The mother was born in East Jerusalem and emigrated to the US years ago, where her four children were born, who are now grown up – one son and three daughters. One daughter is completely paralyzed, only her head and hands function and she moves around in an electric wheelchair.
They had two requests:
- To be permitted to return through Ben Gurion Airport (Israel, rather than through Jordan, the only airport accessible to Palestinians) because the disabled daughter needs help and constant care.
- To be permitted to visit their grandmother in East Jerusalem, and if they are already there, do a bit of travel in Israel itself.
The five were waiting patiently for all who had arrived before them to be dealt with.
They are not familiar with the local custom of cutting in line with “I just want to ask something”. The brother and three sisters do not speak Arabic, only English, and the mother’s Arabic isn’t what it used to be.
When their turn came, and the time was 4 p.m. a patient, friendly officer heard them out, took their documents, left to inquire, came back and said he was still looking into it. At 5 p.m. the verdict arrived: the mother and the paralyzed sister are permitted to leave via Ben Gurion Airport. The others are not.
In between, the officers discovered with the Israeli army computer that the brother and sisters are of Palestinian descent.
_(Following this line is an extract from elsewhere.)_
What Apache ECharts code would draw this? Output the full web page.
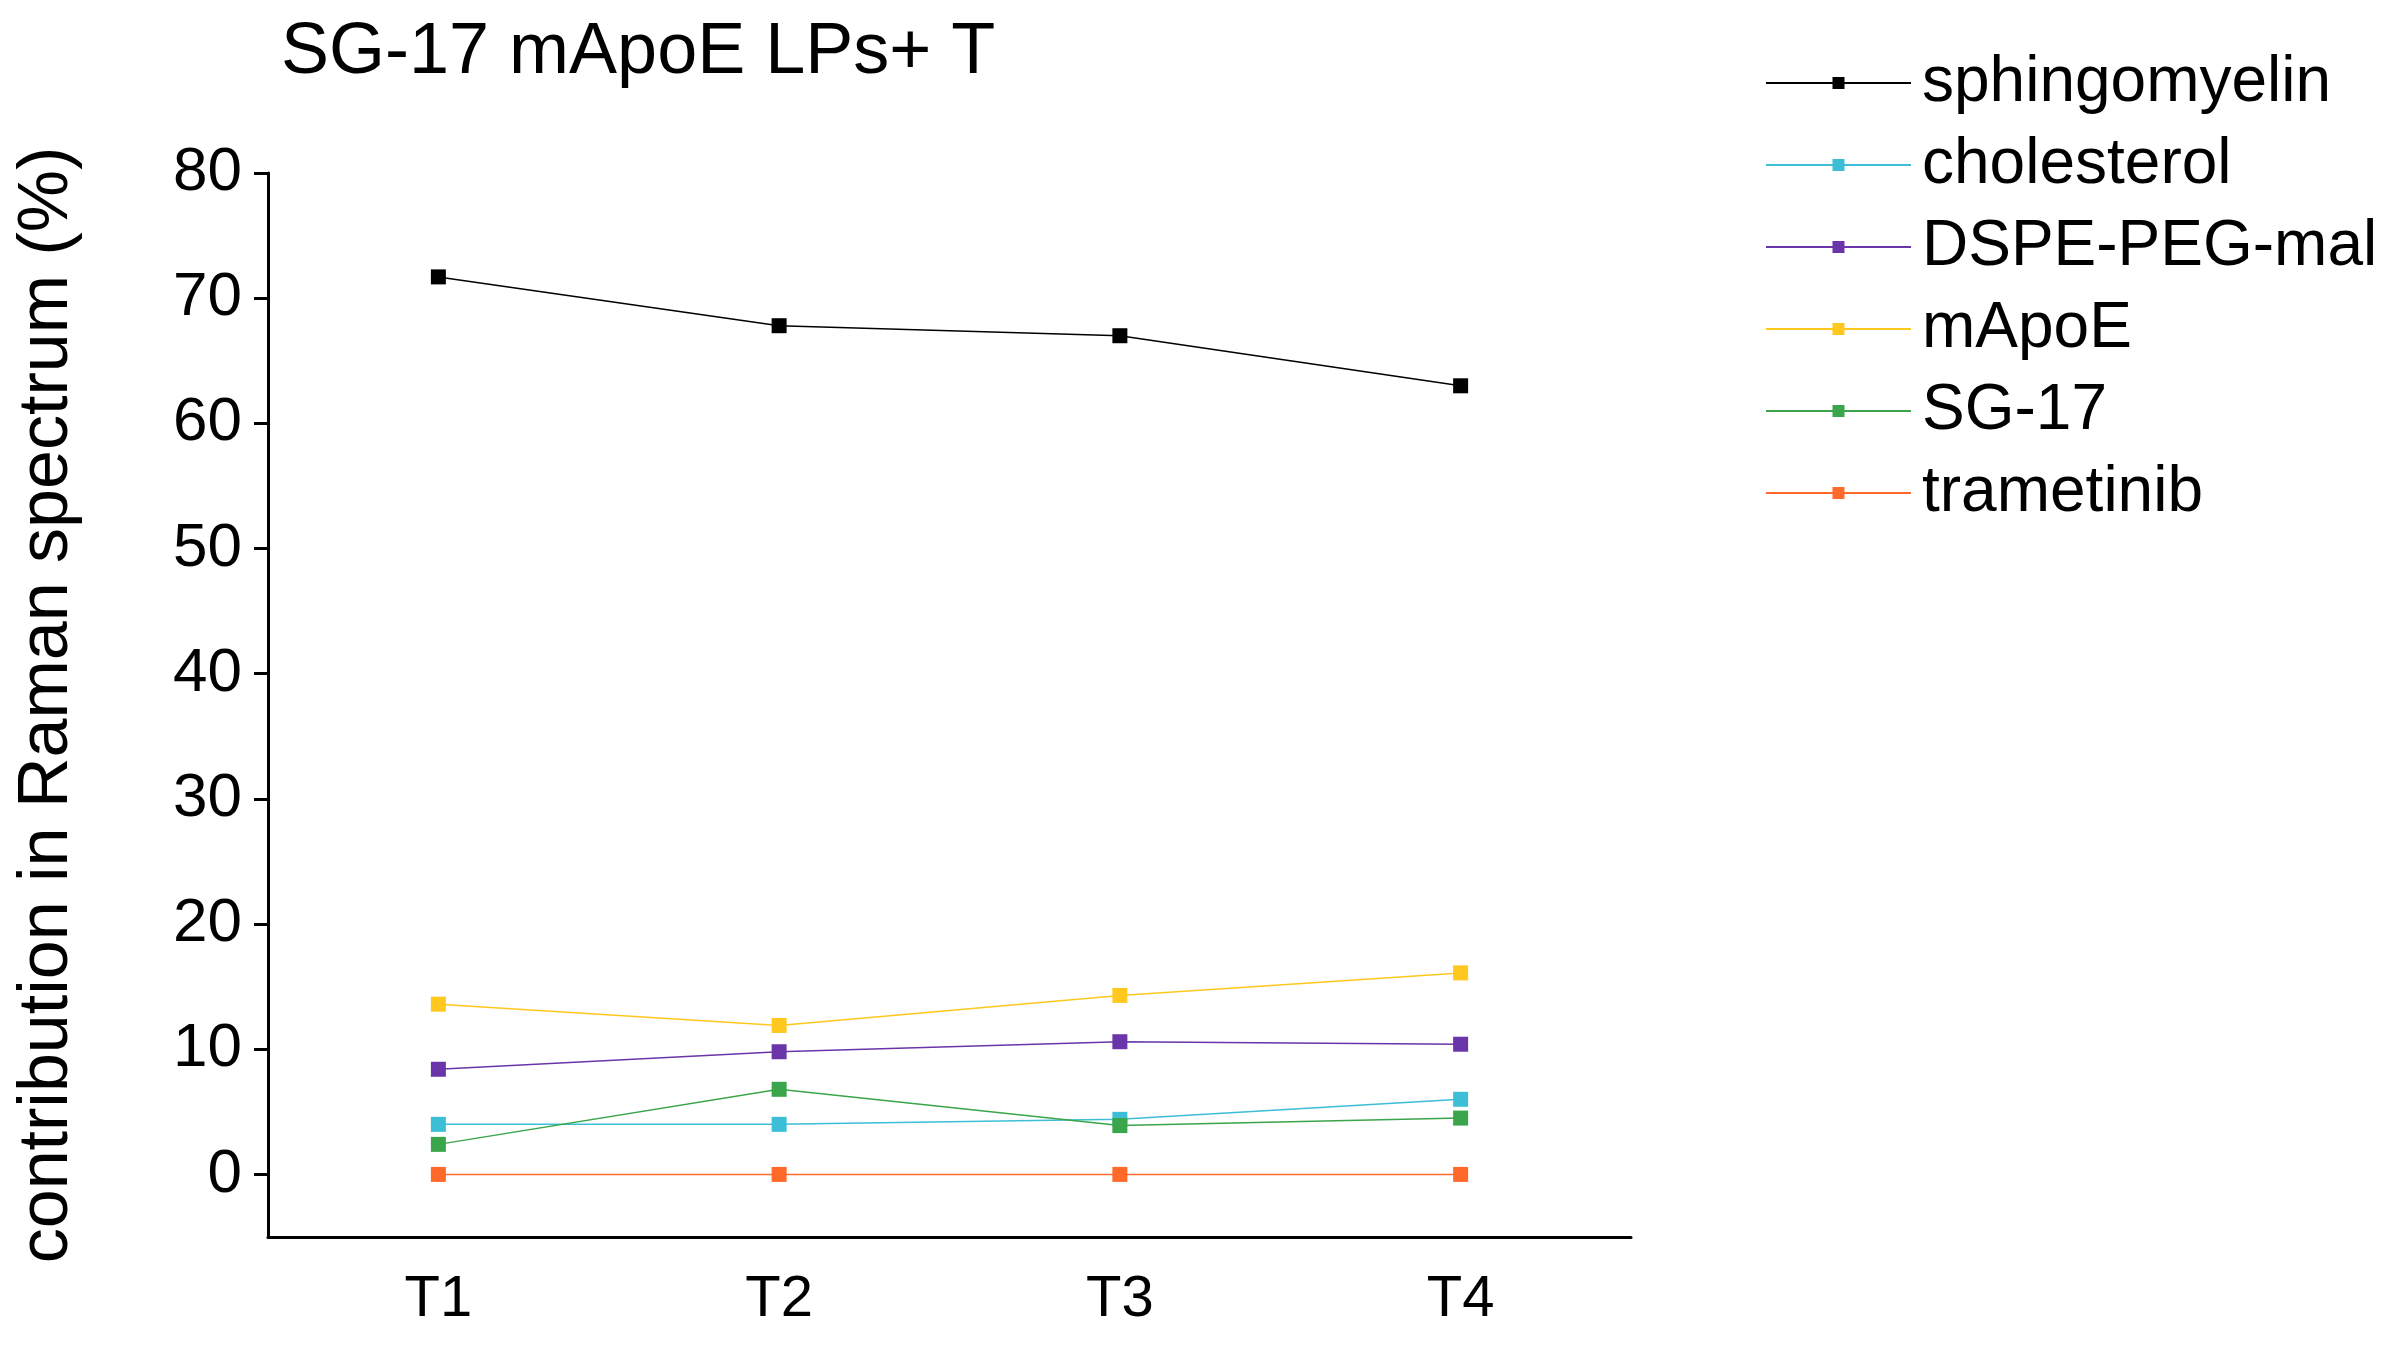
<!DOCTYPE html>
<html>
<head>
<meta charset="utf-8">
<script src="https://cdn.jsdelivr.net/npm/echarts@6/dist/echarts.min.js"></script>
<style>html,body{margin:0;padding:0;background:#fff}#c{width:2401px;height:1361px}</style>
</head>
<body>
<div id="c"></div>
<script>
// data
var categories = ['T1', 'T2', 'T3', 'T4']
var seriesNames = ['sphingomyelin', 'cholesterol', 'DSPE-PEG-mal', 'mApoE', 'SG-17', 'trametinib']
var sphingomyelin = [71.7, 67.8, 67.0, 63.0]
var cholesterol = [4.0, 4.0, 4.4, 6.0]
var dspe = [8.4, 9.8, 10.6, 10.4]
var mApoE = [13.6, 11.9, 14.3, 16.1]
var sg17 = [2.4, 6.8, 3.9, 4.5]
var trametinib = [0, 0, 0, 0]
var yTicks = [0, 10, 20, 30, 40, 50, 60, 70, 80]

var colors = ['#000000', '#3cbfd6', '#6a35a8', '#ffc81e', '#3aa54a', '#ff6a2a']
var values = [sphingomyelin, cholesterol, dspe, mApoE, sg17, trametinib]
var font = '"Liberation Sans", Arial, sans-serif'

var chart = echarts.init(document.getElementById('c'))
chart.setOption({
  animation: false,
  textStyle: { fontFamily: font },
  title: {
    text: 'SG-17 mApoE LPs+ T',
    left: 276, top: 12,
    textStyle: { fontSize: 72, fontWeight: 'normal', color: '#000', fontFamily: font }
  },
  legend: {
    orient: 'vertical',
    left: 1760, top: 46,
    itemWidth: 145, itemHeight: 15,
    itemGap: 18,
    textStyle: { fontSize: 64, color: '#000', fontFamily: font, padding: [0, 0, 0, 6] },
    data: seriesNames
  },
  grid: { left: 268, right: 770, top: 173, bottom: 124 },
  xAxis: {
    type: 'category',
    data: categories,
    boundaryGap: true,
    axisLine: { onZero: false, lineStyle: { color: '#000', width: 3 } },
    axisTick: { alignWithLabel: true, length: 14, lineStyle: { width: 3 } },
    axisLabel: { fontSize: 58, color: '#000', margin: 34 }
  },
  yAxis: {
    type: 'value',
    min: -5, max: 80,
    name: 'contribution in Raman spectrum (%)',
    nameLocation: 'middle',
    nameGap: 185,
    nameTextStyle: { fontSize: 70, color: '#000' },
    splitLine: { show: false },
    axisLine: { show: true, lineStyle: { color: '#000', width: 3 } },
    axisTick: { show: true, length: 14, lineStyle: { width: 3 }, customValues: yTicks },
    axisLabel: { fontSize: 62, color: '#000', margin: 26, customValues: yTicks }
  },
  series: seriesNames.map(function (n, i) {
    return {
      name: n,
      type: 'line',
      data: values[i],
      symbol: 'rect',
      symbolSize: 15,
      color: colors[i],
      lineStyle: { width: 1.5, color: colors[i] },
      itemStyle: { color: colors[i] }
    }
  })
})
</script>
</body>
</html>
- But the mother as accompanier of the disabled sister would not be sufficient, much help is needed.
- Too late to pursue this now. Come back tomorrow. We’ll see what we can do.
- What about visiting grandma?
- Tomorrow. There’s no longer anyone to take care of this.
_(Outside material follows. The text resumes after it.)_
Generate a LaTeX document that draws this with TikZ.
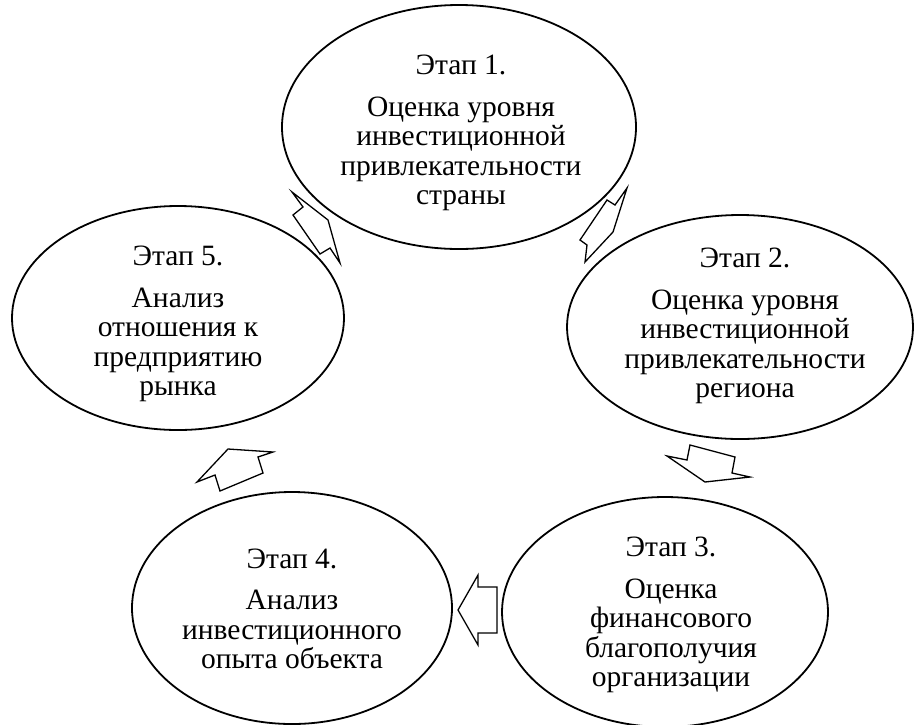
\documentclass[tikz,border=0pt]{standalone}
\usepackage{fontspec}
\setmainfont{Liberation Serif}
\usetikzlibrary{shapes.geometric}
\tikzset{
  stage/.style={draw,ellipse,line width=1.8pt,inner sep=0pt},
  stagetext/.style={align=center,inner sep=0pt,font=\fontsize{29.5}{29.5}\selectfont},
  blockarrow/.style={draw,line width=1.3pt,line join=miter,fill=white}
}

\begin{document}
\begin{tikzpicture}[x=1pt,y=-1pt]
\useasboundingbox (0,0) rectangle (915,724);

%stages
\node[stage,minimum width=354,minimum height=244] (e1) at (459,127) {}; %stage 1
\node[stage,minimum width=346,minimum height=224] (e2) at (740,327) {}; %stage 2
\node[stage,minimum width=326,minimum height=230] (e3) at (665,612) {}; %stage 3
\node[stage,minimum width=320,minimum height=232] (e4) at (292,608) {}; %stage 4
\node[stage,minimum width=332,minimum height=224] (e5) at (178,318) {}; %stage 5

%texts of the stages
\node[stagetext] (t1) at ([xshift=2pt,yshift=-6pt]e1.center)
  {Этап 1.\\[12pt]Оценка уровня\\инвестиционной\\привлекательности\\страны};
\node[stagetext] (t2) at ([xshift=5pt,yshift=1pt]e2.center)
  {Этап 2.\\[12pt]Оценка уровня\\инвестиционной\\привлекательности\\региона};
\node[stagetext] (t3) at ([xshift=6pt,yshift=-3pt]e3.center)
  {Этап 3.\\[12pt]Оценка\\финансового\\благополучия\\организации};
\node[stagetext] (t4) at ([yshift=-1pt]e4.center)
  {Этап 4.\\[12pt]Анализ\\инвестиционного\\опыта объекта};
\node[stagetext] (t5) at ([yshift=-6pt]e5.center)
  {Этап 5.\\[12pt]Анализ\\отношения к\\предприятию\\рынка};

%block arrows between the stages
\draw[blockarrow] (607,200)--(615,205)--(627,188)--(613,232)--(585,262)--(587,245)--(580,240)--cycle; %1 to 2
\draw[blockarrow] (705,482)--(750,477)--(732,473)--(735,457)--(690,445)--(687,460)--(667,456)--cycle; %2 to 3
\draw[blockarrow] (458,610)--(478,575)--(478,587)--(497,587)--(497,633)--(478,633)--(478,645)--cycle; %3 to 4
\draw[blockarrow] (228,449)--(273,452)--(258,457)--(263,473)--(220,491)--(215,475)--(197,482)--cycle; %4 to 5
\draw[blockarrow] (292,192)--(303,207)--(293,215)--(320,254)--(330,248)--(340,263)--(328,220)--cycle; %5 to 1
\end{tikzpicture}
\end{document}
Sure. They’ll come tomorrow. Waste another day, for the third time, in the hold of the occupation bureaucracy (they had already been at the Bet El DCO another day, from where they were sent to Qalandiya).
All that is left now is to exit the DCO. For this requires going up two stairways and going down two, and how is the wheelchair to be managed? There’s a gate, who will open it? Time passed until a security guard came along from the other side.
- Please open the gate for the disabled young woman.
- Leave me with her and go along. I’ll take care of it.
- We’re not leaving.
- If that’s what you want, then I won’t open. As far as I’m concerned you an wait here until tomorrow.
He said this and left. More time passed.
Only after climbing up and down the stairs and reaching the inspection area and raising a racket, did someone come along to open the gate for the wheelchair and the young woman sitting in it.
- Do you have any advice for us, to get what we request? Asked me Samantha, the youngest sister.
- Not to be Palestinians. The rest will take care of itself.